** begin Supplied material **

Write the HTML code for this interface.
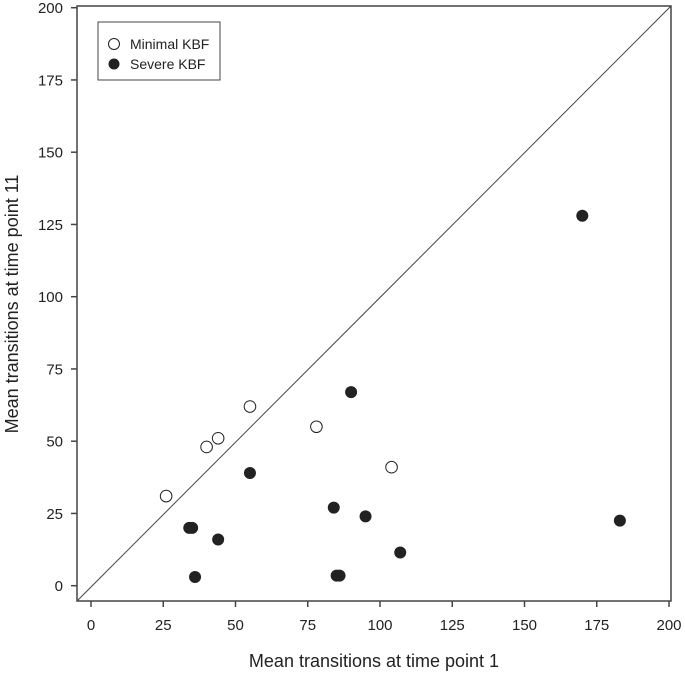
<!DOCTYPE html>
<html><head><meta charset="utf-8"><style>
body{margin:0;background:#fff}
svg text{font-family:"Liberation Sans",Arial,sans-serif;fill:#222}
</style></head><body>
<svg id="chart" width="685" height="671">
<rect x="77" y="6" width="594" height="595" fill="none" stroke="#444" stroke-width="1.5"/>
<line x1="77" y1="601" x2="671" y2="6" stroke="#444" stroke-width="1"/>
<g id="axes"></g><g id="pts"></g>
<g>
<rect x="98" y="22" width="122" height="58" fill="#fff" stroke="#444"/>
<circle cx="114" cy="44" r="5.5" fill="#fff" stroke="#222"/>
<text x="130" y="49" font-size="14">Minimal KBF</text>
<circle cx="114" cy="64" r="5.5" fill="#222"/>
<text x="130" y="69" font-size="14">Severe KBF</text>
</g>
<text x="374" y="667" font-size="18" text-anchor="middle">Mean transitions at time point 1</text>
<text transform="translate(18,304) rotate(-90)" font-size="18" text-anchor="middle">Mean transitions at time point 11</text>
</svg>
<script>
const ticks=[0,25,50,75,100,125,150,175,200];
const minimalX=[26,40,44,55,78,104];
const minimalY=[31,48,51,62,55,41];
const severeX=[34,35,36,44,55,84,85,86,90,95,107,170,183];
const severeY=[20,20,3,16,39,27,3.5,3.5,67,24,11.5,128,22.5];
const NS="http://www.w3.org/2000/svg";
const sx=v=>91+v*2.89, sy=v=>585.7-v*2.89;
const ax=document.getElementById('axes'), pts=document.getElementById('pts');
function mk(t,a,p){const e=document.createElementNS(NS,t);for(const k in a)e.setAttribute(k,a[k]);p.appendChild(e);return e;}
ticks.forEach(t=>{
 let l=mk('line',{x1:sx(t),x2:sx(t),y1:601,y2:607,stroke:'#444','stroke-width':1.5},ax);
 
 
 let tx=mk('text',{x:sx(t),y:630,'font-size':15,'text-anchor':'middle'},ax);tx.textContent=t;
 
 
 let l2=mk('line',{x1:71,x2:77,y1:sy(t),y2:sy(t),stroke:'#444','stroke-width':1.5},ax);
 
 
 let ty=mk('text',{x:63,y:sy(t)+5.5,'font-size':15,'text-anchor':'end'},ax);ty.textContent=t;
 
 
});
minimalX.forEach((x,i)=>{
 let c=mk('circle',{cx:sx(x),cy:sy(minimalY[i]),r:5.8,fill:'#fff',stroke:'#222','stroke-width':1},pts);
 
 
});
severeX.forEach((x,i)=>{
 let c=mk('circle',{cx:sx(x),cy:sy(severeY[i]),r:6,fill:'#222'},pts);
 
 
});
</script>
</body></html>
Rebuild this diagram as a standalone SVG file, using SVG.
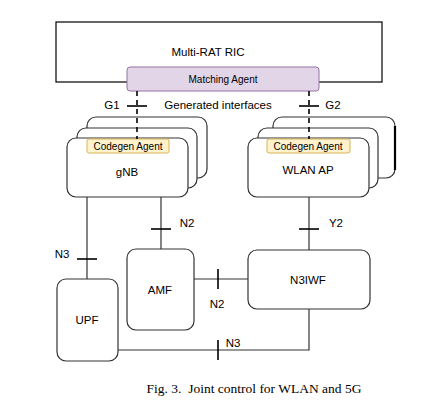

** end Supplied material **

## Written task:
Give only the number of lines in the records that contain the string "this".

## Solution to the problem:
2